La morsa di Marguerite

Il libro più bello, da molto tempo a questa parte, tra molti libri belli, importanti, essenziali, è quello più improbabile e insospettabile. Quello dal titolo più secco e banale, quasi da etichetta su un raccoglitore in un qualunque ufficio: Estate '80.
La folgorazione si nasconde dove meno la si andrebbe a cercare: in una raccolta di articoli di giornale. L'autrice è Marguerite Duras, i dieci testi sono stati scritti a cadenza settimanale durante l'estate del 1980 per il giornale francese "Liberation".

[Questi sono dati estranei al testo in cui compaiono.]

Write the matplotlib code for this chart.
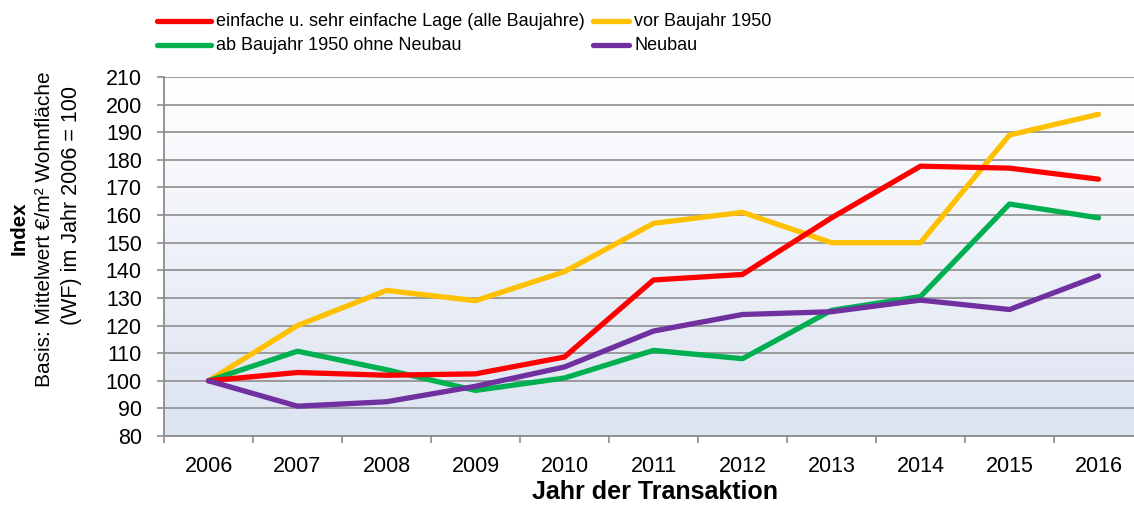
import numpy as np
import matplotlib
matplotlib.use("Agg")
import matplotlib.pyplot as plt
from matplotlib.colors import LinearSegmentedColormap
from matplotlib.lines import Line2D

years = ["2006", "2007", "2008", "2009", "2010", "2011", "2012", "2013", "2014", "2015", "2016"]
einfache = [100, 103, 102, 102.5, 108.6, 136.5, 138.5, 159, 177.7, 177, 173]
vor1950 = [100, 120, 132.7, 129, 139.5, 157, 161, 150, 150, 189, 196.5]
ab1950 = [100, 110.7, 104, 96.5, 101, 111, 108, 125.5, 130.5, 164, 159]
neubau = [100, 90.8, 92.4, 98, 105, 118, 124, 125, 129.2, 125.8, 138]

series = [
    ("einfache u. sehr einfache Lage (alle Baujahre)", einfache, "#FF0000"),
    ("vor Baujahr 1950", vor1950, "#FFC000"),
    ("ab Baujahr 1950 ohne Neubau", ab1950, "#00B050"),
    ("Neubau", neubau, "#7030A0"),
]
yticks = list(range(80, 211, 10))

plt.rcParams['font.family'] = ['Liberation Sans', 'DejaVu Sans']

W, H = 1134, 505
fig = plt.figure(figsize=(W / 100, H / 100), dpi=100)
ax = fig.add_axes([164 / W, 1 - 436 / H, 979 / W, 359 / H])

# gradient background
cmap = LinearSegmentedColormap.from_list("bg", ["#ffffff", "#dce3f1"])
grad = np.linspace(0, 1, 256).reshape(-1, 1)
ax.imshow(grad, aspect="auto", cmap=cmap, extent=[0, 1, 0, 1], origin="upper",
          transform=ax.transAxes, zorder=0)

x = np.arange(len(years))
for i in [1, 2, 0, 3]:
    name, vals, col = series[i]
    ax.plot(x, vals, color=col, lw=3.8, solid_capstyle="round",
            solid_joinstyle="round", zorder=3)

ax.set_xlim(-0.5, 10.5)
ax.set_ylim(80, 210)
ax.set_yticks(yticks)
ax.set_yticklabels([str(v) for v in yticks], fontsize=15.5)
ax.set_xticks(x)
ax.set_xticklabels(years, fontsize=15.5)
ax.set_xticks(np.arange(-0.5, 11, 1), minor=True)
ax.tick_params(axis="x", which="major", length=0, pad=14.5)
ax.tick_params(axis="x", which="minor", length=5, width=1.2, color="#8c8c8c")
ax.tick_params(axis="y", which="major", length=5, width=1.2, color="#8c8c8c", pad=11)
ax.grid(axis="y", color="#959595", lw=1.3, zorder=1)
ax.set_axisbelow(True)
for s in ["top", "right"]:
    ax.spines[s].set_visible(False)
for s in ["left", "bottom"]:
    ax.spines[s].set_color("#8c8c8c")
    ax.spines[s].set_linewidth(1.3)

fig.text(655 / W, 1 - 492 / H, "Jahr der Transaktion", ha="center", va="center",
         fontsize=18, fontweight="bold")
fig.text(19.5 / W, 1 - 228 / H, "Index", rotation=90, ha="center", va="center",
         fontsize=14.8, fontweight="bold")
fig.text(45 / W, 1 - 229 / H, "Basis: Mittelwert €/m² Wohnfläche", rotation=90,
         ha="center", va="center", fontsize=15)
fig.text(71 / W, 1 - 206 / H, "(WF) im Jahr 2006 = 100", rotation=90,
         ha="center", va="center", fontsize=15.5)

# legend
leg_pos = [(157, 211, 216, 21), (593, 629, 634, 21), (157, 211, 216, 45), (593, 629, 634, 45)]
for (name, vals, col), (x0, x1, tx, yy) in zip(series, leg_pos):
    fig.add_artist(Line2D([x0 / W, x1 / W], [1 - yy / H, 1 - yy / H], color=col, lw=3.8,
                          solid_capstyle="round", transform=fig.transFigure))
    fig.text(tx / W, 1 - yy / H, name, ha="left", va="center", fontsize=13)

fig.savefig("out.png", dpi=100)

Questi testi sembrano parlare di niente mentre parlano di tutto; o viceversa; sembrano non avere né capo né coda, né coerenza né sviluppo; mentre intessono una rete di rimandi che crea un quadro di ineluttabile e sconsolata esattezza sull'umano.
Ognuno è una perla, nel passare dalla visione oziosa - in realtà abbacinata e devota - del mare a squarci di attualità, con il rumore assordante della Storia che irrompe continuamente lacerando il torpore dei villeggianti, che però non sembrano sentire.
Come si possono scrivere dieci testi d'occasione e attraverso questi, dietro un'apparente svagatezza ("non ho un tema, scriverò della pioggia"), creare un sentiero dove si intrecciano decine di ritratti istantanei del mare - con la sua alterità, la sua potenza che lascia attoniti e assalta al cuore - l'invasione sovietica dell'Afghanistan, la visione dei villeggianti da una buia camera d'albergo, la rivolta degli operai di Danzica e la conseguente repressione, il passaggio lento e continuo delle petroliere all'orizzonte come una processione funebre, i giochi olimpici di Mosca, una favola su uno squalo dal nome impronunciabile, la scoperta dalla fame in Uganda, una storia d'amore impossibile tra una ragazza e un bambino, la scrittura di Montagne e Baudelaire? E tra tutti questi temi, guardati più che raccontati, invasati di immagini e occhiate sgranate, snodare un pensiero metafisico sui rapporti tra la scrittura la perdita la memoria l'allucinazione la rivoluzione la solitudine la politica, in una viscerale metafisica della persona?
I dieci articoli in realtà sono testi necessari uno all'altro come poche altre scritture; il mosaico di onde emotive che vanno via via a comporre, è una macchina che stringe con la forza di una coerenza micidiale sul cuore, e sul tempo che ci è dato abitare.
Come in tutti i suoi testi, parole come nenia, masticatura di un pensiero elettrico sulla lingua, e a un tratto fucilate. E silenzio. Ma qui di più. Senza alibi e senza scampo. La morsa della scrittura ci consegna a un luogo segreto dove non potremo uscire con i consueti escamottage del lettore. Per un attimo almeno guarderemo, ugualmente attoniti e abbacinati, quel mare, quegli occhi grigi, quel pianto, quella Storia. E quella storia che si snoda come un coltello che ci apre.